The question of whether people behave differently when they have money on their minds also comes up in discussing when it is or is not appropriate to attempt to motivate other people using money. Tyler Cowen, for example, has used several parables to discuss this question, including the dirty dishes parable. Is paying one of your children a good way to ensure that the dishes are washed? Probably not. Children may feel less obligation to do their share of family chores if a voluntary exchange relationship is established in which the parent becomes an employer providing money in exchange for work, rather than a family leader “who is due some amount of obedience in his or her own right” (“Discover your Inner Economist”, p 14).
Is the payment of money intrinsic to this parable? I think that many economists would tend to say that the parable would apply in the same way if the child is paid in kind, e.g. in tickets to rock concerts, rather than in money. In the minds of many economists the issue would appear to be whether strict reciprocity is appropriate to the circumstances rather than about the method of payment that is used. Economists often say that money is a veil.
However, I am not sure that many parents would rule out all forms of bartering as being inappropriate as a means of motivating a child to do his or her share of family chores. It seems to me that bartering could be appropriate if it is about the things that parents do for their children that are beyond what might be generally considered to be the core responsibilities of a parent. For example, like many other parents, while my kids were in their teens I used a substantial part of my leisure time providing an unpaid taxi service to ferry them and their friends to and from various sporting and entertainment activities. Would it be inappropriate for a parent to suggest to a child that it would be unfair to expect provision of such services unless he or she does an appropriate share of family chores without having to be constantly reminded?
This raises the question of whether responses to provision of incentives have more to do with perceptions of the appropriateness of particular incentives than with concepts such as the strictness of reciprocity or the money value of the incentives provided. There is some evidence that actions that merely remind people of money can have a significant effect on behavior.
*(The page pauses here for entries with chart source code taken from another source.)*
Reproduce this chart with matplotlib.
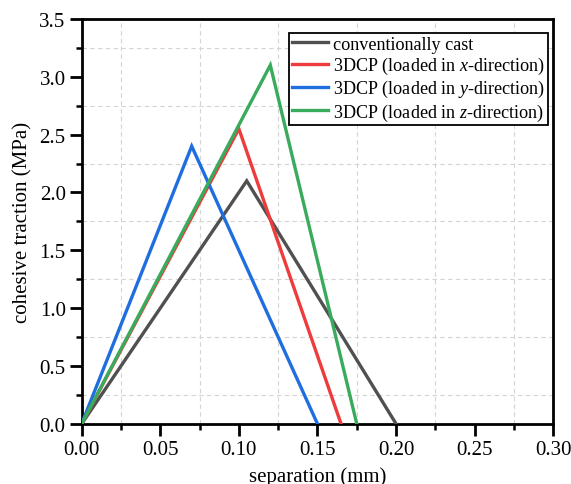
import matplotlib
matplotlib.use("Agg")
import matplotlib.pyplot as plt
from matplotlib.ticker import MultipleLocator, FormatStrFormatter

plt.rcParams['font.family'] = ['Liberation Serif', 'DejaVu Serif']
plt.rcParams['mathtext.fontset'] = 'custom'
plt.rcParams['mathtext.rm'] = 'Liberation Serif'
plt.rcParams['mathtext.it'] = 'Liberation Serif:italic'

labels = ["conventionally cast",
          "3DCP (loaded in $\\mathit{x}$-direction)",
          "3DCP (loaded in $\\mathit{y}$-direction)",
          "3DCP (loaded in $\\mathit{z}$-direction)"]
colors = ["#505050", "#ee3b3b", "#1f6ee0", "#3aaa5c"]
x_cast = [0.0, 0.105, 0.20]
y_cast = [0.0, 2.10, 0.0]
x_xdir = [0.0, 0.10, 0.165]
y_xdir = [0.0, 2.55, 0.0]
x_ydir = [0.0, 0.07, 0.15]
y_ydir = [0.0, 2.40, 0.0]
x_zdir = [0.0, 0.12, 0.175]
y_zdir = [0.0, 3.10, 0.0]

fig = plt.figure(figsize=(5.71, 4.85), dpi=100)
ax = fig.add_axes([0.143, 0.124, 0.826, 0.835])

for xs, ys, c, l in zip([x_cast, x_xdir, x_ydir, x_zdir],
                        [y_cast, y_xdir, y_ydir, y_zdir], colors, labels):
    ax.plot(xs, ys, color=c, lw=2.4, label=l, solid_joinstyle='miter', zorder=3)

ax.set_xlim(0, 0.30)
ax.set_ylim(0, 3.5)
ax.xaxis.set_major_locator(MultipleLocator(0.05))
ax.xaxis.set_minor_locator(MultipleLocator(0.025))
ax.yaxis.set_major_locator(MultipleLocator(0.5))
ax.yaxis.set_minor_locator(MultipleLocator(0.25))
ax.xaxis.set_major_formatter(FormatStrFormatter('%.2f'))
ax.yaxis.set_major_formatter(FormatStrFormatter('%.1f'))

ax.grid(which='minor', linestyle=(0, (4, 3)), color='#d4d4d4', lw=0.8)
ax.grid(which='major', visible=False)
ax.set_axisbelow(True)

for s in ax.spines.values():
    s.set_linewidth(2.0)
ax.tick_params(which='major', direction='out', length=8.5, width=2.0,
               labelsize=15, pad=3)
ax.tick_params(which='minor', direction='out', length=4.3, width=1.8)

ax.set_xlabel('separation (mm)', fontsize=15, labelpad=5)
ax.set_ylabel('cohesive traction (MPa)', fontsize=15, labelpad=5)

leg = ax.legend(loc='upper right', bbox_to_anchor=(0.988, 0.965), fontsize=13.1,
                frameon=True, fancybox=False, edgecolor='black', framealpha=1,
                handlelength=2.0, handletextpad=0.25, labelspacing=0.12,
                borderpad=0.15, borderaxespad=0)
leg.get_frame().set_linewidth(1.3)

fig.savefig('out.png', dpi=100)
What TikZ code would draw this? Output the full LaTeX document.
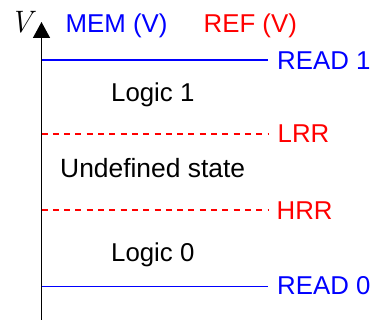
\documentclass[tikz,border=0pt]{standalone}
\usepackage{fontspec}
\setmainfont{Liberation Sans}
\newfontfamily\lmr{Latin Modern Roman}
\usetikzlibrary{arrows.meta}
\definecolor{memblue}{RGB}{0,0,255}
\definecolor{refred}{RGB}{255,0,0}
\tikzset{
  lbl/.style={inner sep=0pt, anchor=base west, font=\fontsize{25.8}{30}\selectfont},
  memline/.style={draw=memblue, line width=1.5pt},
  refline/.style={draw=refred, line width=1.3pt, dash pattern=on 6pt off 5.3pt},
  axisline/.style={draw=black, line width=1.5pt, -{Triangle[width=17pt,length=16pt]}}
}
\begin{document}
\begin{tikzpicture}[x=1pt,y=-1pt]
\useasboundingbox (0,0) rectangle (374,320);
% axis
\coordinate (ax0) at (41.5,320);
\coordinate (ax1) at (41.5,22);
\draw[axisline] (ax0) -- (ax1);
\node[inner sep=0pt, anchor=base west, font=\lmr\itshape\fontsize{31}{36}\selectfont] (vlab) at (9.5,33) {V};
% legend
\node[lbl, text=memblue] (mem) at (65.5,33) {MEM (V)};
\node[lbl, text=refred] (ref) at (203.5,33) {REF (V)};
% READ 1
\coordinate (r1s) at (41.5,60);
\coordinate (r1e) at (268,60);
\draw[memline] (r1s) -- (r1e);
\node[lbl, text=memblue] (read1) at (277,70) {READ 1};
% Logic 1
\node[lbl] (logic1) at (111,101.7) {Logic 1};
% LRR
\coordinate (ls) at (41.5,134);
\coordinate (le) at (268,134);
\draw[refline] (ls) -- (le);
\node[lbl, text=refred] (lrr) at (277.5,142.7) {LRR};
% Undefined
\node[lbl, font=\fontsize{26.4}{30}\selectfont] (undef) at (60,177.3) {Undefined state};
% HRR
\coordinate (hs) at (41.5,210);
\coordinate (he) at (268,210);
\draw[refline] (hs) -- (he);
\node[lbl, text=refred] (hrr) at (276.5,219.3) {HRR};
% Logic 0
\node[lbl] (logic0) at (111,261) {Logic 0};
% READ 0
\coordinate (r0s) at (41.5,286.7);
\coordinate (r0e) at (268,286.7);
\draw[memline] (r0s) -- (r0e);
\node[lbl, text=memblue] (read0) at (277,294.3) {READ 0};
\end{tikzpicture}
\end{document}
For example, Kathleen Vohs, Nicole Meade and Miranda Goode report an experiment in which participants were primed by sitting at a desk facing posters showing various denominations of currency or posters showing either a seascape or a flower garden. The participants were then presented with a nine-item questionnaire in which each question asked them to choose between two leisure activities – an experience that only one person could enjoy and an experience that two or more people could enjoy together. Participants primed with the money poster tended to chose more individually focused experiences. The authors report similar results for eight other experiments (‘The psychological consequences of money’, Science, 318 (5802), 2006).
So what if responses to incentives are strongly influenced by perceptions of the form in which the incentive is provided and the language used when the offer is made? The most obvious implication is that a lot of care is required in selecting incentives that are perceived to be appropriate and in presenting them in an appropriate way to achieve the desired effect. There are quite different implications in relation to prevention of corruption. The ethics of accepting a bribe do not change merely because the incentive offered is more subtle than a bundle of notes in a brown paper bag.